Habría que agradecer, habría que presentar, en nombre de las y los que vendrán, el más profundo respeto a cada uno de los chispazos que por lucidez, rencor o contrariedad llevaron a las chicas y no tan chicas hasta la cúspide impensada de controversia política en que hoy se encuentran; dejar de horrorizarse por el extremismo del movimiento, allí donde, para que gire la rueda de la Historia, tiene que haber más de alguien en la línea de fuego. ¿De qué otro modo, si no? basta con pensar en que, con radicalización y todo, todavía seguimos aquí, dándole vueltas y vueltas a los mismos dilemas, combatiendo desde la trinchera de la palabra; imagínense por dónde iría la discusión pública de no haber estallado la revuelta. Habría que hacer un salud por el futuro y por todas las compañeras que se desloman en las calles, en las aulas, en las oficinas o en el entreverado mundo de las artes. Por las compañeras del teatro callejero, por las maravillosas voces de tantas entrañables amigas cantoras, por el ingenio de tantas investigadoras y pedagogas invaluables, por la diversidad de talleres colectivos femeninos y feministas que se han expandido como nunca en ciudades y poblaciones. Habría que recalcar el gesto de grandísima y silenciada valentía que han cometido todas las mujeres que han arriesgado sus vidas por sus convicciones, jugando un papel delicadísimo, subrepticiamente enmudecido por la masculinidad más opresora posible: la de la militancia política, la del movimiento clave, la de la operación secreta, la del paso clandestino hacia la muerte.

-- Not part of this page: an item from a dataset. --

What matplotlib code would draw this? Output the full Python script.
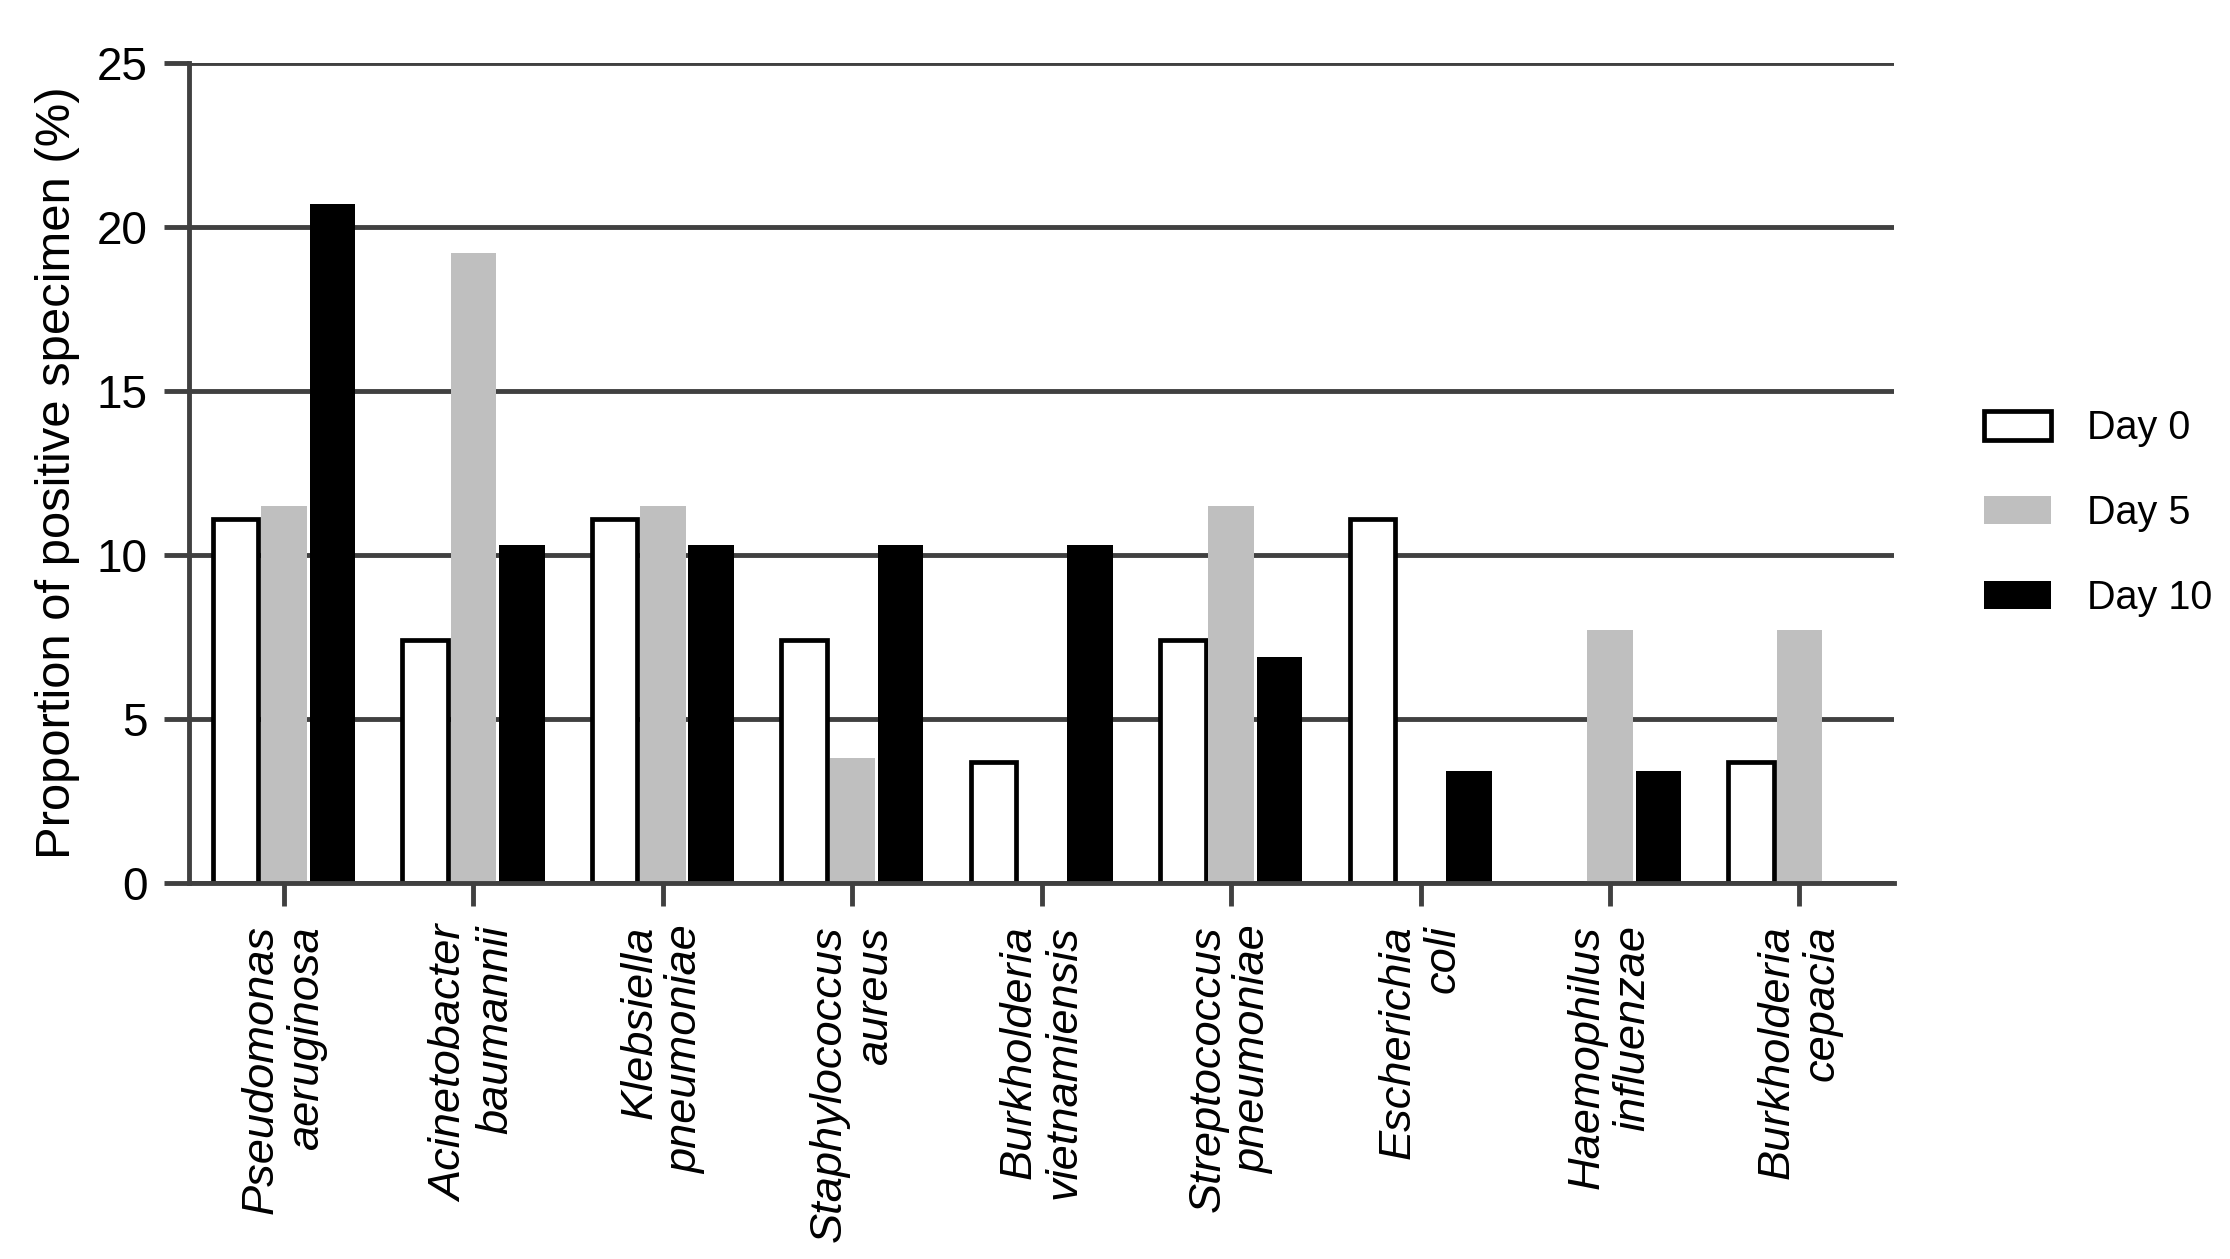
import matplotlib
matplotlib.use('Agg')
import matplotlib.pyplot as plt
import numpy as np

plt.rcParams['font.family'] = ['Liberation Sans', 'DejaVu Sans']

# Species (two-line italic labels)
species = ['Pseudomonas\naeruginosa', 'Acinetobacter\nbaumannii', 'Klebsiella\npneumoniae',
           'Staphylococcus\naureus', 'Burkholderia\nvietnamiensis', 'Streptococcus\npneumoniae',
           'Escherichia\ncoli', 'Haemophilus\ninfluenzae', 'Burkholderia\ncepacia']

# Proportion of positive specimen (%)
day0 = [11.1, 7.4, 11.1, 7.4, 3.7, 7.4, 11.1, 0.0, 3.7]
day5 = [11.5, 19.2, 11.5, 3.8, 0.0, 11.5, 0.0, 7.7, 7.7]
day10 = [20.7, 10.3, 10.3, 10.3, 10.3, 6.9, 3.4, 3.4, 0.0]

grid_col = '#404040'

fig = plt.figure(figsize=(22.30, 12.59), dpi=100)
ax = fig.add_axes([0.0849, 0.2986, 0.7645, 0.6517])

x = np.arange(len(species))
w = 0.24
off = 0.255
ax.bar(x - off, day0, w, color='white', edgecolor='black', linewidth=3.4, label='Day 0', zorder=3)
ax.bar(x, day5, w, color='#bfbfbf', linewidth=0, label='Day 5', zorder=3)
ax.bar(x + off, day10, w, color='black', linewidth=0, label='Day 10', zorder=3)

ax.set_xlim(-0.5, 8.5)
ax.set_ylim(0, 25)
ax.set_yticks([0, 5, 10, 15, 20, 25])
ax.set_xticks(x)
ax.set_xticklabels(species, rotation=90, fontstyle='italic', fontsize=32.6,
                   ha='center', va='top', multialignment='right', linespacing=1.14)

ax.grid(axis='y', color=grid_col, linewidth=3.5, zorder=0)
ax.set_axisbelow(True)
for s in ['top', 'right']:
    ax.spines[s].set_visible(False)
ax.spines['left'].set_color(grid_col)
ax.spines['left'].set_linewidth(3.5)
ax.spines['bottom'].set_color(grid_col)
ax.spines['bottom'].set_linewidth(3.5)
ax.spines['bottom'].set_zorder(4)

ax.tick_params(axis='y', direction='out', length=18, width=3.5, color=grid_col,
               labelsize=33, pad=12)
ax.tick_params(axis='x', direction='out', length=16.5, width=3.5, color=grid_col, pad=14)

ax.set_ylabel('Proportion of positive specimen (%)', fontsize=35.3)
ax.yaxis.set_label_coords(-0.064, 0.5)

leg = ax.legend(loc='center left', bbox_to_anchor=(1.0528, 0.451), frameon=False,
                fontsize=28.5, handlelength=1.7, handleheight=0.72, handletextpad=0.9,
                labelspacing=1.18, borderpad=0, borderaxespad=0)

fig.savefig('out.png', dpi=100)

Hacia atrás y hacia adelante, todas las que, quemadas por dentro, desde la cuna de oro y desde la cuna de barro, van y disparan, después de haber caminado con discreta indiferencia por cualquier peatonal. Habría que seguir su ejemplo valiente, y el de todas quienes se han desnudado el torso en estos días y, por qué no, en el parasiempre histórico.

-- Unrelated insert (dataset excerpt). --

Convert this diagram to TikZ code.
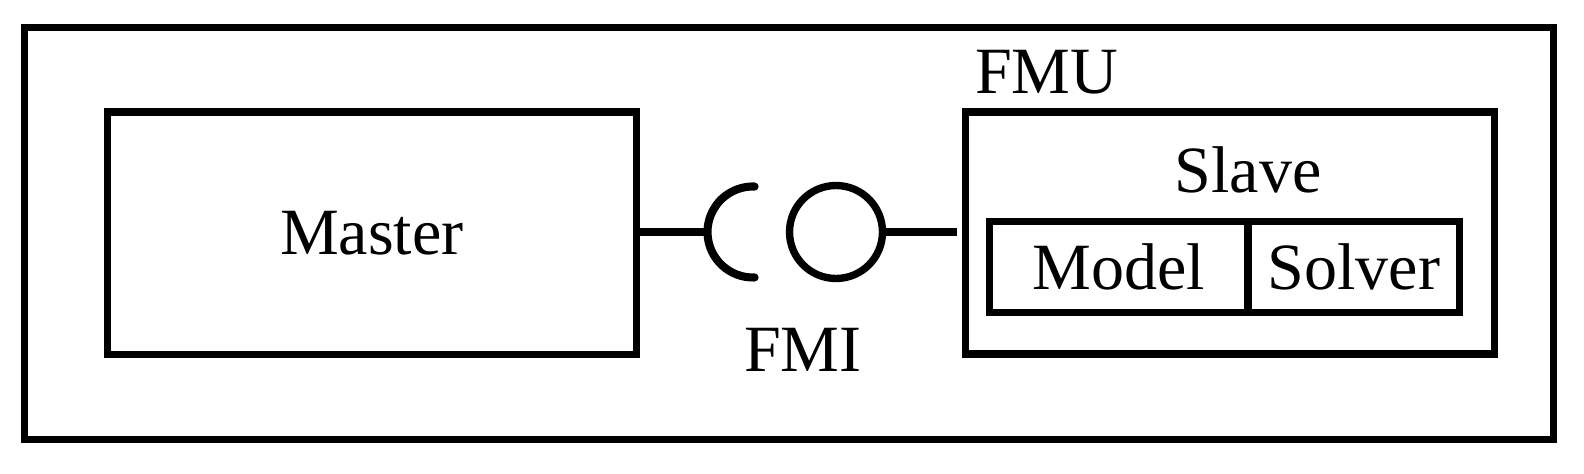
\documentclass[tikz,border=0pt]{standalone}
\usepackage{fontspec}
\setmainfont{Liberation Serif}
\begin{document}
\begin{tikzpicture}[x=0.1mm,y=-0.1mm,
  every node/.style={font=\fontsize{18.8pt}{22pt}\selectfont, inner sep=0pt, outer sep=0pt},
  box/.style={draw, line width=2.1pt, rectangle},
  conn/.style={line width=2.1pt}]
\useasboundingbox (0,0) rectangle (1584,473);
% outer frame
\node[box, minimum width=152.92mm, minimum height=41.22mm] (frame) at (789.1,233.6) {};
% master
\node[box, minimum width=52.88mm, minimum height=24.25mm] (master) at (371.9,233.25) {Master};
% slave (FMU)
\node[box, minimum width=52.9mm, minimum height=24.2mm] (slave) at (1230,233) {};
\node[anchor=base west] (fmu) at (975,93.3) {FMU};
\node (slavelbl) at (1248,170) {Slave};
\node[box, minimum width=25.85mm, minimum height=9.1mm] (model) at (1118.75,267.2) {Model};
\node[box, minimum width=21.17mm, minimum height=9.1mm] (solver) at (1353.85,267.2) {Solver};
% FMI interface
\node[draw, circle, line width=2.1pt, minimum size=9.3mm] (ball) at (836,232) {};
\coordinate (sock) at (753,232);
\coordinate (sockL) at (707.5,232);
\draw[line width=2.3pt, line cap=round] (sock) ++(88:45.5) arc[start angle=88, end angle=272, radius=45.5];
\node[anchor=base] (fmi) at (803,371.7) {FMI};
\coordinate (rend) at (957,232);
% connectors
\draw[conn] (master.east |- sockL) -- (sockL);
\draw[conn] (ball.east) -- (rend);
\end{tikzpicture}
\end{document}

Porque además esta discusión olvida una dimensión fundamental, si no fundante: que del caminar sola y atemorizada por la noche de cualquier ciudad, o de la imposibilidad social de no poder hacerlo, se desprende no sólo la triste y evidente realidad de la violencia sostenida, sino que la espantosa privación de la experiencia poética. ¿Quién no ha querido alguna vez recorrer una ciudad vacía y expectante, de madrugada, ante el extraño -y único- arrobamiento que a veces produce la soledad? ¿Cuántas espléndidas impresiones acerca de la vida y del silencio se habrán dejado de conocer ante el freno del paso crucial, del paso aventurero? ¿Cuántos libros se habrán dejado de escribir, cuántas películas se dejarán de imaginar, cuántas canciones?

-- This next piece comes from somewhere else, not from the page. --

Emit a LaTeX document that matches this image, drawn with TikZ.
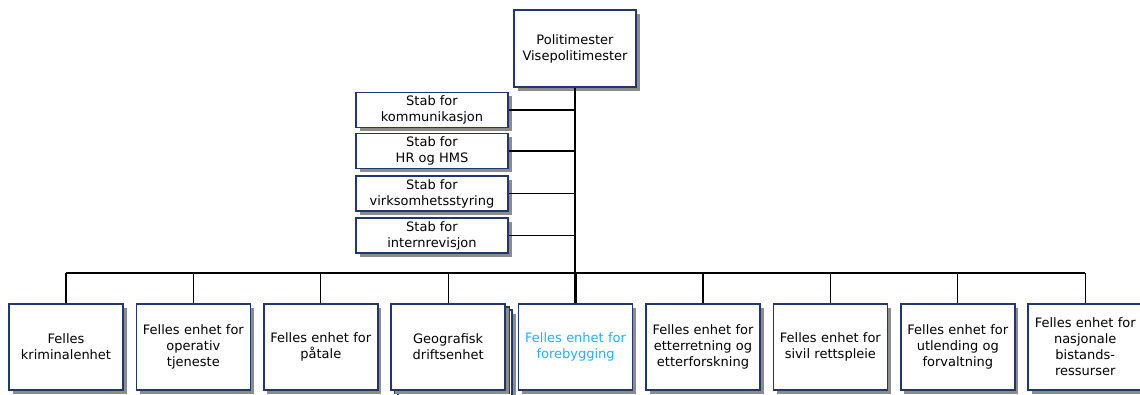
\documentclass[tikz,border=0pt]{standalone}
\usepackage{fontspec}
\setmainfont{DejaVu Sans}
\usetikzlibrary{positioning, shadows}

\definecolor{boxline}{RGB}{31,56,110}
\definecolor{shade}{RGB}{140,140,140}
\definecolor{lightblue}{RGB}{40,175,255}

\tikzset{
	unit/.style={draw=boxline, line width=1.6pt, fill=white, align=center,
		inner sep=0pt, font=\fontsize{13}{16}\selectfont,
		drop shadow={shadow xshift=3.5pt, shadow yshift=-3.5pt, fill=shade, opacity=1}},
	topbox/.style={unit, minimum width=122pt, minimum height=77pt},
	stabbox/.style={unit, minimum width=152pt, minimum height=35pt},
	enhet/.style={unit, minimum width=114pt, minimum height=86pt, text width=112pt},
	link/.style={line width=1.3pt}
}

\begin{document}
\begin{tikzpicture}[x=1pt, y=-1pt]
	\useasboundingbox (0,0) rectangle (1140,394);
	% top
	\node[topbox] (top) at (575,48.5) {Politimester\\Visepolitimester};
	% staff units
	\node[stabbox] (s1) at (432,110) {Stab for\\kommunikasjon};
	\node[stabbox] (s2) at (432,151) {Stab for\\HR og HMS};
	\node[stabbox] (s3) at (432,193.5) {Stab for\\virksomhetsstyring};
	\node[stabbox] (s4) at (432,235.5) {Stab for\\internrevisjon};
	% units
	\draw[draw=boxline, line width=1.6pt, fill=white, drop shadow={shadow xshift=3.5pt, shadow yshift=-3.5pt, fill=shade, opacity=1}]
		(398,310) rectangle (512,396);
	\draw[draw=boxline, line width=1.6pt, fill=white] (395,307) rectangle (509,393);
	\node[enhet] (b1) at (66,347) {Felles\\kriminalenhet};
	\node[enhet] (b2) at (193.4,347) {Felles enhet for\\operativ\\tjeneste};
	\node[enhet] (b3) at (320.8,347) {Felles enhet for\\påtale};
	\node[enhet] (b4) at (448.2,347) {Geografisk\\driftsenhet};
	\node[enhet, text=lightblue] (b5) at (575.6,347) {Felles enhet for\\forebygging};
	\node[enhet] (b6) at (703,347) {Felles enhet for\\etterretning og\\etterforskning};
	\node[enhet] (b7) at (830.4,347) {Felles enhet for\\sivil rettspleie};
	\node[enhet] (b8) at (957.8,347) {Felles enhet for\\utlending og\\forvaltning};
	\node[enhet] (b9) at (1085.2,347) {Felles enhet for\\nasjonale\\bistands-\\ressurser};
	% lines
	\coordinate (bus) at (575,273);
	\draw[link] (top.south) -- (bus);
	\foreach \i in {1,...,4}
		\draw[link] (s\i.east) -- (s\i.east -| top.south);
	\draw[link] (b1.north |- bus) -- (b9.north |- bus);
	\foreach \i in {1,2,3,4,6,7,8,9}
		\draw[link] (b\i.north) -- (b\i.north |- bus);
	\draw[line width=2.5pt, shade] (b5.north) -- (b5.north |- bus);
\end{tikzpicture}
\end{document}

Sin afán de hablar por nadie ni de alzar la voz por quien pudiera hacerlo, el carácter aglutinador del movimiento nos obliga a ampararnos entre todas, a jugar con seriedad al 1, 2, 3 por mí: por todas nuestras abuelas abusadas, por la amiga brillante en su área que tuvo que renunciar al trabajo por acoso laboral, por la compañera de universidad que, pobre o extranjera, tuvo que soportar en silencio la lascivia de sus profesores por el apremio económico, por la compañera que fue violada durante toda su infancia por su padrastro y que hoy encabeza el movimiento feminista más radical, por cada una de las millones de mujeres que en este mismo instante están secuestradas por la trata de personas internacional siendo tratadas de manera infrahumana en nombre del comercio sexual ilegal, por todas las compañeras políticas presas que resistieron aun a costa de su propia libertad, por las compañeras cautivas en angustiosas relaciones de pareja de maltrato y por todas las que han sabido denunciarlo, por todas las compañeras muertas por la misoginia, la homofobia y la xenofobia, por cada una de las amigas que pasaron un aborto o más de uno solas y asustadas en noches indescriptiblemente dolorosas, por la compañera que dejó su vocación de lado en nombre de la crianza de su hijo, por todas las pobladoras que se levantan cada día a organizar a su barrio sin perder una gota de convicción, por la compañera que nos dio alivio en una madrugada oscura sólo por su mirada cómplice al caminar por la vereda de enfrente, por todo lo que hemos callado y por todo lo que hemos vivido.

1,2,3 por mí y por todas mis compañeras.